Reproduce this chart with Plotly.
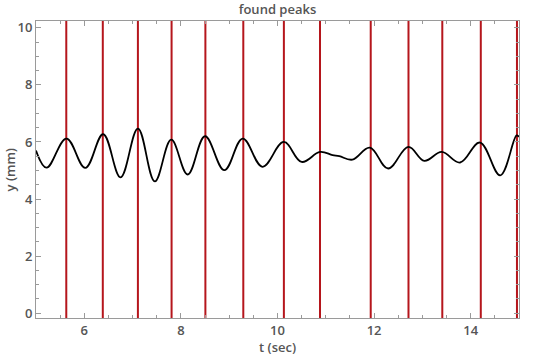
import plotly.graph_objects as go

# Signal samples (t in sec, y in mm): start, peaks, troughs, end
t_sec = [5.00, 5.22, 5.63, 6.02, 6.39, 6.75, 7.11, 7.46, 7.80, 8.14, 8.50, 8.90,
         9.28, 9.69, 10.13, 10.50, 10.88, 11.14, 11.28, 11.55, 11.91, 12.29,
         12.71, 13.04, 13.40, 13.78, 14.19, 14.61, 14.95, 15.00]
y_mm = [5.70, 5.10, 6.12, 5.09, 6.27, 4.76, 6.47, 4.62, 6.08, 4.86, 6.20, 5.01,
        6.12, 5.13, 6.00, 5.30, 5.65, 5.54, 5.50, 5.38, 5.80, 5.07,
        5.83, 5.34, 5.65, 5.28, 5.98, 4.83, 6.23, 6.18]

# Found peak times (sec)
peak_t = [5.627, 6.383, 7.110, 7.807, 8.507, 9.292, 10.132, 10.880,
          11.930, 12.712, 13.412, 14.209, 14.958]

x_ticks = [6, 8, 10, 12, 14]
y_ticks = [0, 2, 4, 6, 8, 10]

txt = "#555555"
frame = "#9a9a9a"
font_family = "Open Sans, Noto Sans, DejaVu Sans, sans-serif"

fig = go.Figure()
fig.add_trace(go.Scatter(
    x=t_sec, y=y_mm, mode="lines",
    line=dict(color="black", width=1.8, shape="spline", smoothing=1.1),
    hoverinfo="skip", showlegend=False))

for p in peak_t:
    fig.add_shape(type="line", xref="x", yref="paper", x0=p, x1=p, y0=0, y1=1,
                  line=dict(color="#B5161C", width=2), layer="below")

axis_common = dict(
    showgrid=False, zeroline=False, showline=True, linecolor=frame, linewidth=1,
    mirror="ticks", ticks="inside", ticklen=5, tickcolor=frame, tickwidth=1,
    tickfont=dict(family=font_family, size=13, color=txt, weight=600),
)

fig.update_xaxes(range=[5, 15], tickvals=x_ticks, ticktext=[str(v) for v in x_ticks],
                 minor=dict(dtick=0.5, tick0=0, ticks="inside", ticklen=3,
                            tickcolor=frame, tickwidth=1),
                 **axis_common)
fig.update_yaxes(range=[-0.17, 10.24], tickvals=y_ticks, ticktext=[str(v) for v in y_ticks],
                 minor=dict(dtick=0.5, tick0=0, ticks="inside", ticklen=3,
                            tickcolor=frame, tickwidth=1),
                 **axis_common)

fig.update_layout(
    width=540, height=358,
    margin=dict(l=36, r=21, t=21, b=40),
    paper_bgcolor="white", plot_bgcolor="white",
    title=dict(text="found peaks", x=0.5, xref="paper", y=0.975, yref="container",
               xanchor="center", yanchor="middle",
               font=dict(family=font_family, size=13, color=txt, weight=600)),
    annotations=[
        dict(text="t (sec)", xref="paper", yref="paper", x=0.5, y=-0.098,
             xanchor="center", yanchor="middle", showarrow=False,
             font=dict(family=font_family, size=13, color=txt, weight=600)),
        dict(text="y (mm)", xref="paper", yref="paper", x=-0.054, y=0.5,
             xanchor="center", yanchor="middle", showarrow=False, textangle=-90,
             font=dict(family=font_family, size=13, color=txt, weight=600)),
    ],
)

fig.write_html("out.html")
++++++++++
Omitting all pictures, restate exactly the lines of the material from its start through the line that contains "import plotly.graph_objects as go".

Solution for this task:
Reproduce this chart with Plotly.
import plotly.graph_objects as go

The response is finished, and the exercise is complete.